# Task statement
Your task is to give the listing below back word for word, pictures excluded.

- - - - - - -

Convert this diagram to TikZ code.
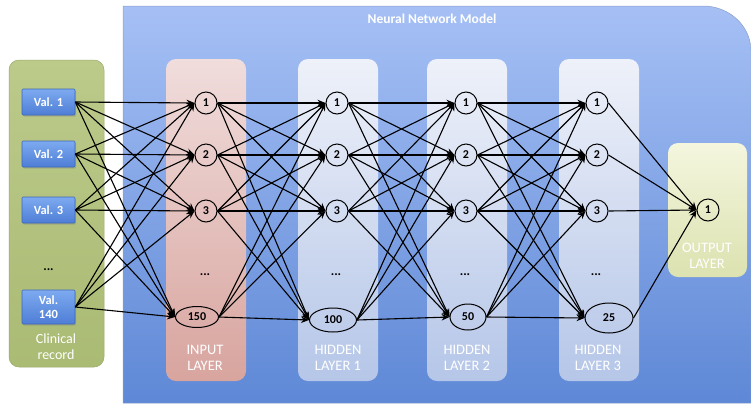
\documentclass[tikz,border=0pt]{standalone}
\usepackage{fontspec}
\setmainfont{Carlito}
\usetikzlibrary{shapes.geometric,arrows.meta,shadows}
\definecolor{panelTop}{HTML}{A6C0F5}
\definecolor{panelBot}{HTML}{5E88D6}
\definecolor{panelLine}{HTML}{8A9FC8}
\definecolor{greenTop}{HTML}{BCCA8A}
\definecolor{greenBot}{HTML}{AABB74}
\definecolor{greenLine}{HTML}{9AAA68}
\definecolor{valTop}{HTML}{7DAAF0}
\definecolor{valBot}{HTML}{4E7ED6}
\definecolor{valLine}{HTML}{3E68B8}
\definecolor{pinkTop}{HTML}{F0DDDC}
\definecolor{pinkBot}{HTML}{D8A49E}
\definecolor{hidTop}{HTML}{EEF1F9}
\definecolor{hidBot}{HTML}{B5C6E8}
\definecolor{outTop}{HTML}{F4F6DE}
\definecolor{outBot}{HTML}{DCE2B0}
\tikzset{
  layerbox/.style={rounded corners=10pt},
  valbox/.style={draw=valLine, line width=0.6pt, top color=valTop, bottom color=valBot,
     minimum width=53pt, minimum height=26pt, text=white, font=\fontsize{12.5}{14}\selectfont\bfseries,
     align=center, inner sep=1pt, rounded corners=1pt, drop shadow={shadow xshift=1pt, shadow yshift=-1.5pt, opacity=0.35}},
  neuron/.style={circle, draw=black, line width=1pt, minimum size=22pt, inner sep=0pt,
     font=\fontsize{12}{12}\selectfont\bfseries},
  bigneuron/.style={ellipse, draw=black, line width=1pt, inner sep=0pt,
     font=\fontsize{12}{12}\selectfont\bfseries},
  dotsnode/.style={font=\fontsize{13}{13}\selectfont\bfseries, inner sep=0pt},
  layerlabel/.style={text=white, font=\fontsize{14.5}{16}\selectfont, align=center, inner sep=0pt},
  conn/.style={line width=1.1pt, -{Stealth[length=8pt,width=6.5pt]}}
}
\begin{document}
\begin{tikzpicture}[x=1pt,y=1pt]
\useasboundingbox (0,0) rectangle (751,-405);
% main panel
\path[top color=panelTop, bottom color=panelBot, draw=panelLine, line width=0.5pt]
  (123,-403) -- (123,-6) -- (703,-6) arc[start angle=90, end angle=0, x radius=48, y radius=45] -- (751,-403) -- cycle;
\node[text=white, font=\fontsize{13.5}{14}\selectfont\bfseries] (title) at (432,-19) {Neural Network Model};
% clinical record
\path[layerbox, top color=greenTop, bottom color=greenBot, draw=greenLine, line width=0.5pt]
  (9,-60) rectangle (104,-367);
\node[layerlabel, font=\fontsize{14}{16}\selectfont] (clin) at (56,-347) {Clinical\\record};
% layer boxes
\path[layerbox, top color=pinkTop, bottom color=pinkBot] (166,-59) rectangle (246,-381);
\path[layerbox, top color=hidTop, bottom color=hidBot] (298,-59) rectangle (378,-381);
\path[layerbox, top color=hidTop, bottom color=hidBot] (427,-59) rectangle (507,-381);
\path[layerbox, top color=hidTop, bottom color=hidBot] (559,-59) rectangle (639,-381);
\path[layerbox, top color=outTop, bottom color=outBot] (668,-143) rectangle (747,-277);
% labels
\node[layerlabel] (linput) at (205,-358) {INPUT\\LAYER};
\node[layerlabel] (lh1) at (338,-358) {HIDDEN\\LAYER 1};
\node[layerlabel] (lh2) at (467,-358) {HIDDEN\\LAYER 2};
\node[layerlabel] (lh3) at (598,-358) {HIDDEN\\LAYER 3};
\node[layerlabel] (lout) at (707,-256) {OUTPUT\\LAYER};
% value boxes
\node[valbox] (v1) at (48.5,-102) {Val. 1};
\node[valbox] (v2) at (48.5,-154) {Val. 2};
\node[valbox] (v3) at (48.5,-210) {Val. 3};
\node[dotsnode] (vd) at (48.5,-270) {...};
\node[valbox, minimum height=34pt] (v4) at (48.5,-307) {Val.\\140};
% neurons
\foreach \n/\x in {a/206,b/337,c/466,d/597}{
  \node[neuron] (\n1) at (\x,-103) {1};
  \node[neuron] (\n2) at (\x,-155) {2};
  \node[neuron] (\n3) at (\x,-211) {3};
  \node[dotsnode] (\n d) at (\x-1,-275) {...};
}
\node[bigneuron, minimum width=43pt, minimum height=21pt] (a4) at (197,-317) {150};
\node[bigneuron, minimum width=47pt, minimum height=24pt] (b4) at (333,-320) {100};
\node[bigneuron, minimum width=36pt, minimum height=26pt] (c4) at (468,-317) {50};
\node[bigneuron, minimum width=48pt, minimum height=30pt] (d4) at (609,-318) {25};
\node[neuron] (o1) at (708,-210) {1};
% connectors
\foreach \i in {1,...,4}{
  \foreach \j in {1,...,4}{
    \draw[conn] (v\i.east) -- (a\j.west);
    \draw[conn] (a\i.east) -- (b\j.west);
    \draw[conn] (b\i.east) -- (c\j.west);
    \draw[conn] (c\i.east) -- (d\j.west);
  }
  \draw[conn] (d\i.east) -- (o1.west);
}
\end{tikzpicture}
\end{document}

- - - - - - -

# Written answer
Convert this diagram to TikZ code.
\documentclass[tikz,border=0pt]{standalone}
\usepackage{fontspec}
\setmainfont{Carlito}
\usetikzlibrary{shapes.geometric,arrows.meta,shadows}
\definecolor{panelTop}{HTML}{A6C0F5}
\definecolor{panelBot}{HTML}{5E88D6}
\definecolor{panelLine}{HTML}{8A9FC8}
\definecolor{greenTop}{HTML}{BCCA8A}
\definecolor{greenBot}{HTML}{AABB74}
\definecolor{greenLine}{HTML}{9AAA68}
\definecolor{valTop}{HTML}{7DAAF0}
\definecolor{valBot}{HTML}{4E7ED6}
\definecolor{valLine}{HTML}{3E68B8}
\definecolor{pinkTop}{HTML}{F0DDDC}
\definecolor{pinkBot}{HTML}{D8A49E}
\definecolor{hidTop}{HTML}{EEF1F9}
\definecolor{hidBot}{HTML}{B5C6E8}
\definecolor{outTop}{HTML}{F4F6DE}
\definecolor{outBot}{HTML}{DCE2B0}
\tikzset{
  layerbox/.style={rounded corners=10pt},
  valbox/.style={draw=valLine, line width=0.6pt, top color=valTop, bottom color=valBot,
     minimum width=53pt, minimum height=26pt, text=white, font=\fontsize{12.5}{14}\selectfont\bfseries,
     align=center, inner sep=1pt, rounded corners=1pt, drop shadow={shadow xshift=1pt, shadow yshift=-1.5pt, opacity=0.35}},
  neuron/.style={circle, draw=black, line width=1pt, minimum size=22pt, inner sep=0pt,
     font=\fontsize{12}{12}\selectfont\bfseries},
  bigneuron/.style={ellipse, draw=black, line width=1pt, inner sep=0pt,
     font=\fontsize{12}{12}\selectfont\bfseries},
  dotsnode/.style={font=\fontsize{13}{13}\selectfont\bfseries, inner sep=0pt},
  layerlabel/.style={text=white, font=\fontsize{14.5}{16}\selectfont, align=center, inner sep=0pt},
  conn/.style={line width=1.1pt, -{Stealth[length=8pt,width=6.5pt]}}
}
\begin{document}
\begin{tikzpicture}[x=1pt,y=1pt]
\useasboundingbox (0,0) rectangle (751,-405);
% main panel
\path[top color=panelTop, bottom color=panelBot, draw=panelLine, line width=0.5pt]
  (123,-403) -- (123,-6) -- (703,-6) arc[start angle=90, end angle=0, x radius=48, y radius=45] -- (751,-403) -- cycle;
\node[text=white, font=\fontsize{13.5}{14}\selectfont\bfseries] (title) at (432,-19) {Neural Network Model};
% clinical record
\path[layerbox, top color=greenTop, bottom color=greenBot, draw=greenLine, line width=0.5pt]
  (9,-60) rectangle (104,-367);
\node[layerlabel, font=\fontsize{14}{16}\selectfont] (clin) at (56,-347) {Clinical\\record};
% layer boxes
\path[layerbox, top color=pinkTop, bottom color=pinkBot] (166,-59) rectangle (246,-381);
\path[layerbox, top color=hidTop, bottom color=hidBot] (298,-59) rectangle (378,-381);
\path[layerbox, top color=hidTop, bottom color=hidBot] (427,-59) rectangle (507,-381);
\path[layerbox, top color=hidTop, bottom color=hidBot] (559,-59) rectangle (639,-381);
\path[layerbox, top color=outTop, bottom color=outBot] (668,-143) rectangle (747,-277);
% labels
\node[layerlabel] (linput) at (205,-358) {INPUT\\LAYER};
\node[layerlabel] (lh1) at (338,-358) {HIDDEN\\LAYER 1};
\node[layerlabel] (lh2) at (467,-358) {HIDDEN\\LAYER 2};
\node[layerlabel] (lh3) at (598,-358) {HIDDEN\\LAYER 3};
\node[layerlabel] (lout) at (707,-256) {OUTPUT\\LAYER};
% value boxes
\node[valbox] (v1) at (48.5,-102) {Val. 1};
\node[valbox] (v2) at (48.5,-154) {Val. 2};
\node[valbox] (v3) at (48.5,-210) {Val. 3};
\node[dotsnode] (vd) at (48.5,-270) {...};
\node[valbox, minimum height=34pt] (v4) at (48.5,-307) {Val.\\140};
% neurons
\foreach \n/\x in {a/206,b/337,c/466,d/597}{
  \node[neuron] (\n1) at (\x,-103) {1};
  \node[neuron] (\n2) at (\x,-155) {2};
  \node[neuron] (\n3) at (\x,-211) {3};
  \node[dotsnode] (\n d) at (\x-1,-275) {...};
}
\node[bigneuron, minimum width=43pt, minimum height=21pt] (a4) at (197,-317) {150};
\node[bigneuron, minimum width=47pt, minimum height=24pt] (b4) at (333,-320) {100};
\node[bigneuron, minimum width=36pt, minimum height=26pt] (c4) at (468,-317) {50};
\node[bigneuron, minimum width=48pt, minimum height=30pt] (d4) at (609,-318) {25};
\node[neuron] (o1) at (708,-210) {1};
% connectors
\foreach \i in {1,...,4}{
  \foreach \j in {1,...,4}{
    \draw[conn] (v\i.east) -- (a\j.west);
    \draw[conn] (a\i.east) -- (b\j.west);
    \draw[conn] (b\i.east) -- (c\j.west);
    \draw[conn] (c\i.east) -- (d\j.west);
  }
  \draw[conn] (d\i.east) -- (o1.west);
}
\end{tikzpicture}
\end{document}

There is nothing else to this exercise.